A NOx trap is typically placed in the exhaust stream and has an absorbent that absorbs the NOx from the exhaust stream. When the absorbent has reached its maximum absorbing capacity, no more NOx will be absorbed. Thus, like the DPF, the NOx trap must be regenerated to maintain its effectiveness.
DPF regeneration usually occurs when the carbon particulates collected in, and on, the DPF are combusted when the DPF temperature rises past a minimum threshold. This increase in DPF temperature is typically a direct result of an increase in exhaust temperature when the engine is operated at high load. However, when engine operation does not provide engine exhaust temperatures high enough to regenerate the DPF, the exhaust stream or the DPF must be heated by other methods. For example, fuel may be injected into the exhaust stream and combusted on the DPF or on a fuel combustor placed upstream of the DPF to heat the exhaust stream. However, the use of fuel for this purpose results in an increased fuel penalty.
A NOx trap typically contains an absorbent-catalyst system that provides the multiple functions of NOx trapping, NOx release, and NOx reduction. Total NOx emissions are decreased by operating the NOx trap in one or more cycles, each consisting of trapping and regeneration cycles. Usually one component of the NOx trap absorbs NOx from the exhaust stream during the trapping cycle under oxidizing conditions, or conditions where the exhaust stream contains excess oxygen.
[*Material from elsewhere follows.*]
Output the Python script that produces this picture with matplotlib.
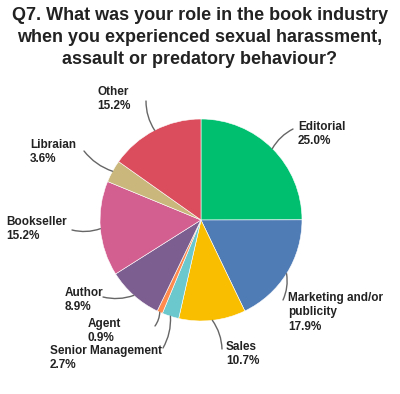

This component is typically selected so that when the exhaust stream is made reducing, that is, the exhaust stream composition is adjusted to contain excess reductant (e.g., fuel hydrocarbons, carbon monoxide, hydrogen, etc.) relative to oxygen, the NOx is released. The NOx trap also contains a NOx reduction catalyst upon which NOx reacts with a reducing agent under reducing conditions to form non-polluting N2. Thus, during the regeneration cycle, when the exhaust stream is made reducing, NOx is released and reacts with the reducing agent on the reduction catalyst to form N2.
As noted above, the NOx trap environment must be made reducing in order to convert the trapped NOx to N2. Similar to the DPF regeneration mentioned above, fuel may be injected into the exhaust stream and combusted on the NOx trap or on an upstream fuel processor in order to raise the temperature of the NOx trap, if required, consume the oxygen, and to produce the reducing environment. See for example Applicant's copending U.S. patent application Ser. Nos., 10/431,171 and 10/309,936, each of which is hereby incorporated by reference in their entirety. As described in these cases, using a fuel processor placed upstream of the NOx trap works well and can achieve reasonable fuel penalties when the fuel processor is designed to have a low heat capacity, or when the NOx trapping time between regenerations is made long. However, fuel penalty may increase when fuel processors having high heat capacities are used, or when the NOx trapping time between regenerations is short. In addition, these designs may only be effective for a limited range of exhaust temperatures.
Accordingly, it would be desirable to provide improved systems and methods for regenerating a NOx trap. Similarly, it would be desirable to provide systems and methods that could reduce the fuel penalty associated with emissions control and NOx trap regeneration. It would further be desirable to provide systems and methods that could provide such a reduced fuel penalty over a wide range of exhaust temperature conditions.